It has been quiet on the financial side of things recently but before the rush over the next week, when the likes of Microsoft, Apple, Google, VMware and Yahoo release their quarterly results, we have a couple of companies to look at.
We’ll start with chip maker Intel, who revealed a 5.4% dip in revenue for its third quarter, from $14.2bn to $13.5bn. The company has been hit hard by the fall in PC sales and its mobile offering is not yet strong enough to make up for this shortfall. Profit at Intel also fell, from $3.4bn this quarter last year to $2.9bn this time.
But the company is also struggling in another area; the data centre. Over recent quarters strong sales of servers has helped Intel offset falling PC sales, but this quarter revenue disappointed as enterprises slowed down on server spend. Although revenue from data centres was up 6% year over year, it was down 5% on the prior quarter.
The company is pinning a lot of its hopes on Microsoft’s upcoming Windows 8 operating system, which is scheduled for release at the end of October. Intel hopes the release of Windows 8 will result in a boost in PC sales, particularly in the run up to Christmas.
Another area where Intel has invested heavily is Ultrabooks, thin laptops with touch screens that run Windows 8. However sales of those devices have also been sluggish, leading to one analyst company slashing its sales forecast by 50%.
IHS iSuppli cut its predictions from 22 million shipments by the end of 2012 to just 10.3 million.
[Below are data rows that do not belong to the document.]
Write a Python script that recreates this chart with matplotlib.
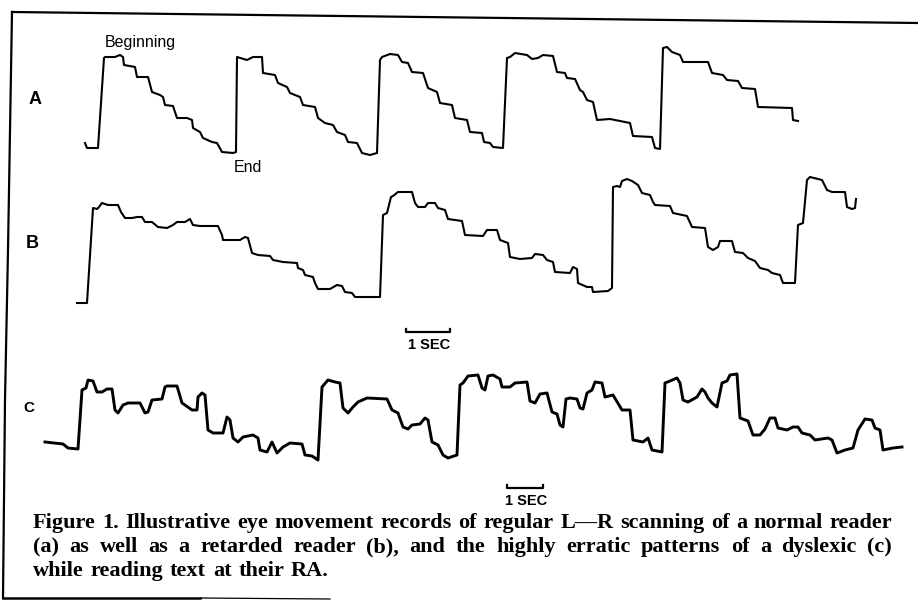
import matplotlib
matplotlib.use("Agg")
import matplotlib.pyplot as plt
import numpy as np

# Eye movement records: (time, position) in image pixels
trace_a = np.array([
    (85,143),(87,148),(98,148),(104,58),(105,57),(115,57),(120,55),(123,57),(124,65),(135,67),
    (137,77),(148,77),(152,92),(160,95),(163,97),(165,105),(173,106),(177,118),(187,118),(192,120),
    (193,128),(200,132),(203,138),(212,142),(217,143),(222,152),(233,153),(236,152),(237,57),(247,60),
    (253,57),(262,57),(263,73),(275,75),(278,83),(287,87),(290,93),(300,97),(303,105),(315,107),
    (318,118),(325,123),(333,125),(337,132),(345,135),(348,142),(357,143),(362,153),(370,155),(377,153),
    (380,60),(382,57),(390,54),(398,55),(402,62),(408,63),(412,72),(423,73),(428,88),(437,92),
    (440,103),(452,105),(455,118),(467,120),(470,132),(482,133),(484,142),(490,143),(493,147),(503,148),
    (507,58),(510,57),(515,53),(527,55),(532,59),(538,58),(543,55),(553,56),(557,72),(565,73),
    (567,78),(575,79),(580,90),(583,92),(587,100),(593,102),(597,120),(610,119),(630,123),(633,136),
    (652,137),(655,148),(660,149),(663,48),(667,47),(672,52),(680,55),(683,62),(708,62),(712,73),
    (723,75),(727,80),(738,81),(742,88),(755,89),(758,107),(792,108),(793,120),(798,121),
])

trace_b = np.array([
    (77,303),(87,303),(93,208),(97,209),(99,207),(102,203),(105,204),(108,205),(118,205),(121,212),
    (125,218),(132,218),(137,217),(142,217),(145,222),(152,222),(158,227),(167,228),(173,225),(177,222),
    (185,222),(190,219),(193,225),(200,226),(218,226),(222,235),(223,240),(240,240),(245,237),(248,238),
    (252,253),(258,255),(270,256),(273,260),(283,262),(297,263),(298,268),(303,270),(305,275),(313,277),
    (315,283),(318,289),(330,289),(337,285),(342,286),(345,292),(352,293),(355,297),(380,297),(383,215),
    (387,213),(391,197),(393,196),(398,192),(412,192),(415,203),(418,207),(425,207),(428,203),(435,203),
    (438,208),(445,210),(448,219),(462,221),(465,235),(483,236),(487,230),(497,230),(500,240),(508,243),
    (510,257),(520,259),(532,258),(535,254),(543,255),(547,260),(553,262),(555,272),(570,273),(573,267),
    (577,269),(578,283),(587,287),(592,287),(593,292),(608,291),(612,288),(613,187),(617,186),(620,187),
    (622,181),(627,179),(632,181),(638,185),(642,193),(650,195),(653,202),(655,205),(670,206),(673,213),
    (687,216),(692,227),(705,228),(708,247),(713,250),(718,247),(720,241),(732,241),(735,252),(743,253),
    (748,258),(755,261),(760,268),(768,270),(772,273),(780,275),(783,283),(795,283),(798,225),(803,223),
    (807,180),(810,177),(818,179),(822,180),(827,190),(832,192),(845,192),(847,207),(852,209),(855,208),
    (856,199),
])

trace_c = np.array([
    (45,442),(63,444),(68,448),(78,449),(82,390),(86,388),(88,380),(93,381),(97,392),(102,392),
    (107,389),(112,389),(115,410),(118,413),(123,405),(128,403),(140,403),(145,413),(148,412),(152,400),
    (162,399),(165,387),(167,386),(177,386),(182,403),(185,405),(192,410),(197,410),(198,397),(202,393),
    (205,395),(208,430),(213,433),(223,433),(227,417),(230,420),(233,438),(238,442),(243,437),(253,435),
    (258,438),(260,450),(267,452),(272,442),(277,453),(283,447),(290,443),(302,444),(305,455),(312,456),
    (318,460),(322,387),(328,380),(335,382),(340,383),(343,408),(348,413),(353,407),(358,402),(367,398),
    (387,399),(392,410),(398,413),(403,427),(408,429),(412,425),(420,424),(425,418),(428,420),(432,442),
    (438,445),(443,455),(448,458),(457,455),(460,385),(463,383),(468,376),(478,375),(482,388),(485,390),
    (488,376),(493,375),(500,379),(502,387),(510,387),(515,383),(527,382),(530,401),(535,403),(540,394),
    (547,393),(552,412),(557,414),(560,425),(563,427),(566,399),(570,398),(577,399),(580,408),(583,409),
    (587,393),(592,390),(595,382),(602,383),(605,397),(613,395),(622,410),(630,410),(633,440),(643,442),
    (648,438),(652,450),(662,452),(665,383),(670,381),(677,378),(680,383),(683,400),(688,402),(697,397),
    (702,389),(705,392),(708,398),(712,403),(717,407),(722,383),(727,381),(730,375),(737,374),(740,418),
    (748,421),(753,435),(760,435),(765,429),(770,418),(775,418),(778,428),(787,430),(793,427),(798,427),
    (802,433),(810,435),(815,440),(828,438),(832,440),(837,453),(845,450),(853,448),(858,430),(865,419),
    (872,420),(875,428),(880,430),(883,450),(893,448),(902,447),
])

row_labels = ['A', 'B', 'C']
caption = [
    "Figure 1. Illustrative eye movement records of regular L\u2014R scanning of a normal reader",
    "(a) as well as a retarded reader (b), and the highly erratic patterns of a dyslexic (c)",
    "while reading text at their RA.",
]

W, H = 918, 607
fig = plt.figure(figsize=(W / 100, H / 100), dpi=100)
ax = fig.add_axes([0, 0, 1, 1])
ax.set_xlim(0, W)
ax.set_ylim(H, 0)
ax.axis('off')

#Frame of the scanned figure (slightly skewed)
ax.plot([12, 918], [12, 23], 'k-', lw=1.6)
ax.plot([12, 8, 5, 3], [12, 250, 400, 598], 'k-', lw=1.6)
ax.plot([3, 200], [598, 598], 'k-', lw=1.8)
ax.plot([200, 330], [598, 599], 'k-', lw=0.9)

#Traces
ax.plot(trace_a[:, 0], trace_a[:, 1], 'k-', lw=1.5, solid_joinstyle='round')
ax.plot(trace_b[:, 0], trace_b[:, 1], 'k-', lw=1.5, solid_joinstyle='round')
ax.plot(trace_c[:, 0], trace_c[:, 1], 'k-', lw=2.1, solid_joinstyle='round')

#Row labels
sans = ['Liberation Sans', 'DejaVu Sans']
ax.text(35, 100, row_labels[0], fontsize=13, fontweight='bold', family=sans, ha='center', va='center')
ax.text(32, 243, row_labels[1], fontsize=13, fontweight='bold', family=sans, ha='center', va='center')
ax.text(29, 408, row_labels[2], fontsize=11, fontweight='bold', family=sans, ha='center', va='center')

ax.text(140, 42, 'Beginning', fontsize=11.5, family=sans, ha='center', va='center')
ax.text(248, 168, 'End', fontsize=11.5, family=sans, ha='center', va='center')

#1 SEC scale bars
for x0, x1, yb in [(406, 450, 332), (507, 543, 488)]:
    ax.plot([x0, x0, x1, x1], [yb - 3, yb, yb, yb - 3], 'k-', lw=1.6)
    ax.text((x0 + x1) / 2 + 1, yb + 13, '1 SEC', fontsize=10.5, fontweight='bold',
            family=sans, ha='center', va='center')

#Caption, justified word by word
serif = ['Liberation Serif', 'DejaVu Serif']
left, right = 33, 892
baselines = [528, 552, 576]
fsize = 16
renderer = fig.canvas.get_renderer()

def word_widths(words, size):
    ws = []
    for w in words:
        t = ax.text(0, 0, w, fontsize=size, fontweight='bold', family=serif)
        ws.append(t.get_window_extent(renderer).width)
        t.remove()
    return ws

sp = ax.text(0, 0, 'a a', fontsize=fsize, fontweight='bold', family=serif)
space_w = sp.get_window_extent(renderer).width
sp.remove()
space_w -= 2 * word_widths(['a'], fsize)[0]

#shrink font if the first line does not fit
words0 = caption[0].split()
natural = sum(word_widths(words0, fsize)) + space_w * (len(words0) - 1)
if natural > right - left:
    fsize *= (right - left) / natural
    space_w *= (right - left) / natural

for i, line in enumerate(caption):
    words = line.split()
    ws = word_widths(words, fsize)
    if i < len(caption) - 1:
        gap = (right - left - sum(ws)) / (len(words) - 1)
    else:
        gap = space_w * 1.2
    x = left
    for w, wd in zip(words, ws):
        ax.text(x, baselines[i], w, fontsize=fsize, fontweight='bold', family=serif,
                ha='left', va='baseline')
        x += wd + gap

fig.savefig('out.png', dpi=100)
plt.close(fig)
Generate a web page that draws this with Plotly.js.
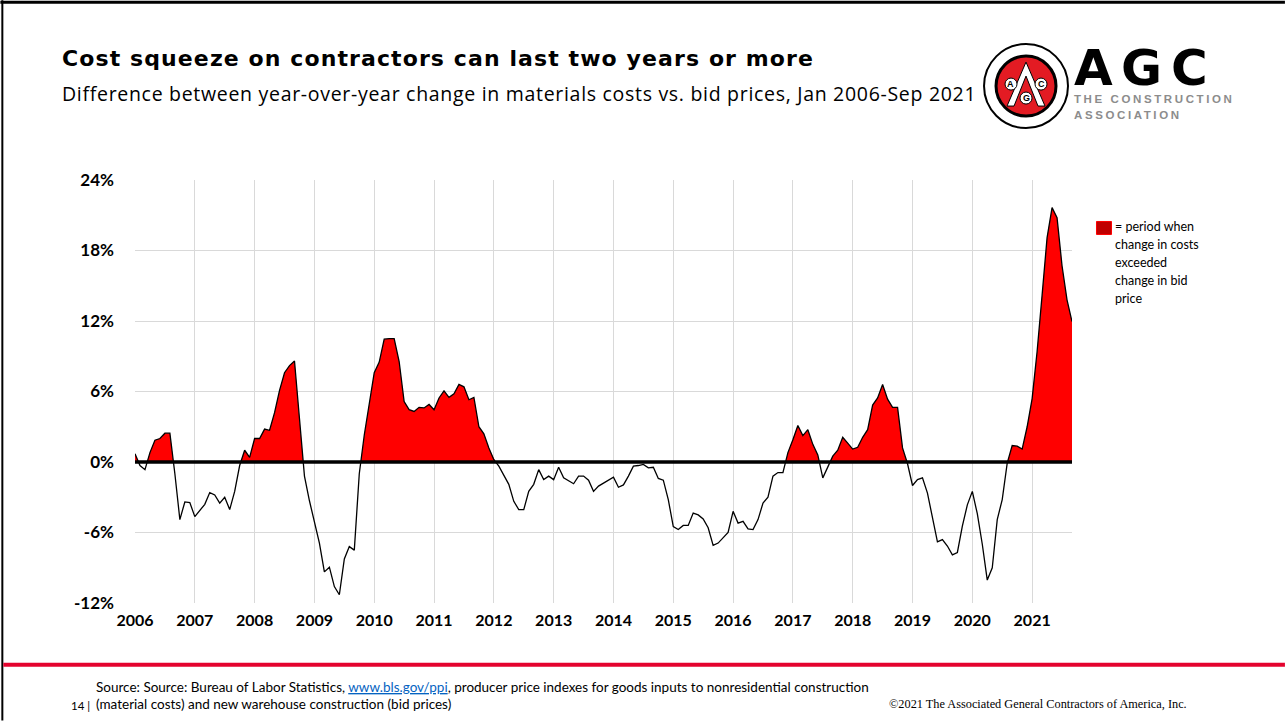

The analyst house said high prices and people preferring tablets were the main reason for the poor sales.
Intel CEO Paul Otellini however said he was satisfied with Ultrabook sales. "The world of computing is in the midst of a period of breakthrough innovation and creativity," he said. "As we look to the fourth quarter, we’re pleased with the continued progress in Ultrabooks and phones and excited about the range of Intel-based tablets coming to market."
Speaking to Reuters, Chief Financial Officer Stacy Smith also defended Intel’s performance. "I absolutely expect growth in the PC segment, and I firmly believe that the level of innovation we’re seeing in Ultrabooks is going to be one of the catalysts. I’m not going to put a number out there -but I expect it to grow."
Over at IBM the figures were similarly disappointing. Big Blue recorded a negative currency impact of $1bn, which dragged third quarter revenue down 5.4% to $24.7bn.
This was down on analyst expectations for the quarter, which sent shared tumbling in after-hours trading. The company also said a couple of big deals it had expected to complete during the quarter slipped.
Net income dipped slightly to $3.82bn from $3.84bn a year ago. That figure was natively impacted by a $160m charge related to pension payments owed to UK workers.